Interview with Dr. Andre Gazal on Richard Hooker

Published on December 15, 2017 by Joshua R Monroe

Greetings! I’m Fred Zaspel, and welcome to our discussions on Reformation history here at Books At a Glance. We are talking again with Dr. Andre Gazal, a specialist on the English Reformation – today we talk about Richard Hooker.

Zaspel:
Andre, who was Richard Hooker? Tell us briefly about his life and career.

Gazal:
Richard Hooker is the second great defender, great apologist, of the Elizabethan Settlement towards the end of the 16th century, during the decades of the 1580s and the 1590s.
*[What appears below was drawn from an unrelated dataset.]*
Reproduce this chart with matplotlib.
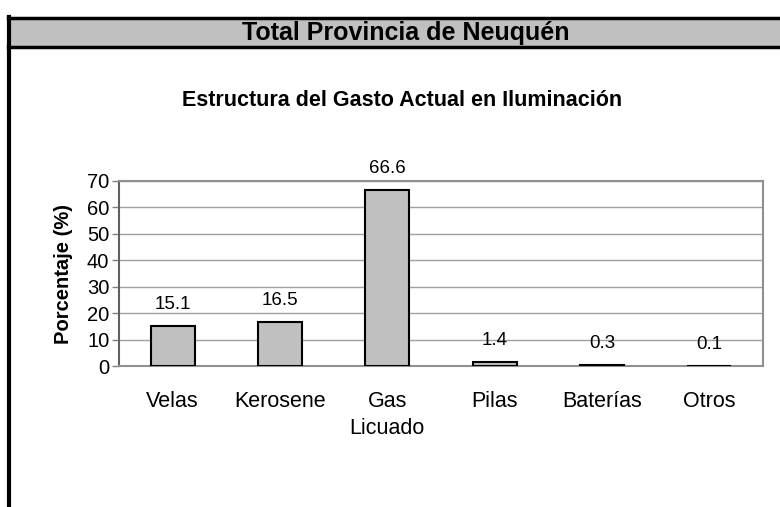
import matplotlib.pyplot as plt
from matplotlib.patches import Rectangle
from matplotlib.lines import Line2D

categorias = ["Velas", "Kerosene", "Gas\nLicuado", "Pilas", "Baterías", "Otros"]
porcentajes = [15.1, 16.5, 66.6, 1.4, 0.3, 0.1]
yticks = [0, 10, 20, 30, 40, 50, 60, 70]

plt.rcParams['font.family'] = ['Liberation Sans', 'DejaVu Sans']

W, H = 780, 507
fig = plt.figure(figsize=(W / 100, H / 100), dpi=100)

# marco exterior y banda de título
fig.patches.append(Rectangle((8 / W, 1 - 47 / H), 1, 29 / H, transform=fig.transFigure,
                             facecolor='#c0c0c0', edgecolor='none'))
fig.lines.append(Line2D([8 / W, 1], [1 - 18 / H] * 2, color='black', lw=2.5, transform=fig.transFigure))
fig.lines.append(Line2D([8 / W, 1], [1 - 47 / H] * 2, color='black', lw=2.5, transform=fig.transFigure))
fig.lines.append(Line2D([9 / W] * 2, [0, 1 - 17 / H], color='black', lw=3, transform=fig.transFigure))
fig.text(406 / W, 1 - 33 / H, "Total Provincia de Neuquén", ha='center', va='center',
         fontsize=18, fontweight='bold')
fig.text(402 / W, 1 - 100 / H, "Estructura del Gasto Actual en Iluminación", ha='center',
         va='center', fontsize=15.5, fontweight='bold')

ax = fig.add_axes([119 / W, 1 - 366 / H, (763 - 119) / W, (366 - 181) / H])
x = list(range(len(categorias)))
bars = ax.bar(x, porcentajes, width=0.41, color='#c0c0c0', edgecolor='black', linewidth=1.5, zorder=3)
for xi, v in zip(x, porcentajes):
    ax.text(xi, v + 5, f"{v}", ha='center', va='bottom', fontsize=13.5)

ax.set_xlim(-0.5, len(categorias) - 0.5)
ax.set_ylim(0, 70)
ax.set_yticks(yticks)
ax.set_yticklabels([str(t) for t in yticks], fontsize=14.5)
ax.set_xticks(x)
ax.set_xticklabels(categorias, fontsize=15.5, linespacing=1.4)
ax.tick_params(axis='x', length=0, pad=18)
ax.tick_params(axis='y', length=5, width=1, color='#808080', pad=2)
ax.grid(axis='y', color='#a0a0a0', lw=1, zorder=0)
for s in ax.spines.values():
    s.set_color('#909090')
    s.set_linewidth(1.5)
ax.spines['left'].set_color('#606060')
ax.set_ylabel("Porcentaje (%)", fontsize=14.5, fontweight='bold', labelpad=10)

fig.savefig("out.png", dpi=100)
Interestingly enough, we’ve spoken about John Jewel last time, and Hooker was actually patronized by Jewel. Jewel actually supported Hooker’s study at Oxford back when he was younger. But the interesting thing about Hooker is, whereas Jewel was defending the Elizabethan Settlement against Roman Catholics, Hooker was defending the Elizabethan Settlement against the Puritans. Because it’s during this time that we see the Puritan movement, under Elizabeth I, emerging within the Church of England at that time.

 

Zaspel:
Explain the purpose, structure, and argument of Hooker’s Laws of Ecclesiastical Polity.

Gazal:
The Laws of Ecclesiastical Polity is a massive work; it consists of eight books. The standard argument that he maintained was that the Puritans, and specifically the Presbyterians, in this case, were misapplying Scripture. Rather, Scripture is one type of several types of law that are instituted by God. And that Scripture is sufficient for the end for which it’s intended, and that is for salvation. Now, in Hooker’s case, salvation means not only the point of regeneration or conversion, but really the entirety of the Christian’s life. But then, when it comes to external organizations like the church, and here he is speaking of the church in this case as a human society, as a human organization that functions within a Christian commonwealth, he said that other types of law, and especially natural law, can serve, and should serve as the basis for ecclesiastical organization, for worship, and other such things related to the life of the church. Hooker would argue that resorting to these other kinds of law, with respect to the external organization of the church, with respect to the worship of the church, with respect to maintaining certain antecedent ecclesiastical traditions, does not in any way contradict Scripture; rather, it reflects the rightful use of Scripture.

 

Zaspel:
What was Hooker’s lasting influence?

Gazal:
His lasting influence would be his approach to matters of ecclesiastical polity; his approach to matters of church life; especially with the view of natural law; natural law as being a guide with respect to those things that Scripture does not address explicitly, one way or the other. Beginning in the 17th century, that becomes the basis of much later Anglican theology, especially with respect to the church and authority, and so forth.

 

Zaspel:
Hasn’t he been hailed as something of a champion of ecumenicity?

Gazal:
Yes, he has. And here’s the reason why. By the way, this is what made Hooker a very controversial figure in his day, both among Presbyterians and even among fellow conformists. And that is his recognition of the Roman Catholic Church as a legitimate church.

 

Zaspel:
Do I remember this correctly? Didn’t he preach a famous sermon on justification as essentially a Protestant position, but those on the other side are okay, too?

Gazal:
Yes. Exactly. And it’s interesting that in the Laws, he describes the ecclesiastical landscape in Europe using the analogy of an ocean; and there he speaks about all the different tributaries, with all the different tributaries being the various national Protestant churches. Among those he also includes the Roman Catholic church, all of which ultimately flow in to this one ocean, which is the church universal.

 

Zaspel:
We’re talking to Dr. Andre Gazal. He has led us through several steps now, charting out the Reformation of the Church in England. Be sure to watch for his forthcoming book, Defending the Faith: John Jewel and the Elizabethan Church.
Andre, it’s been great to have you with us, thanks so much.

Gazal:
Thank you, Fred, it was my pleasure.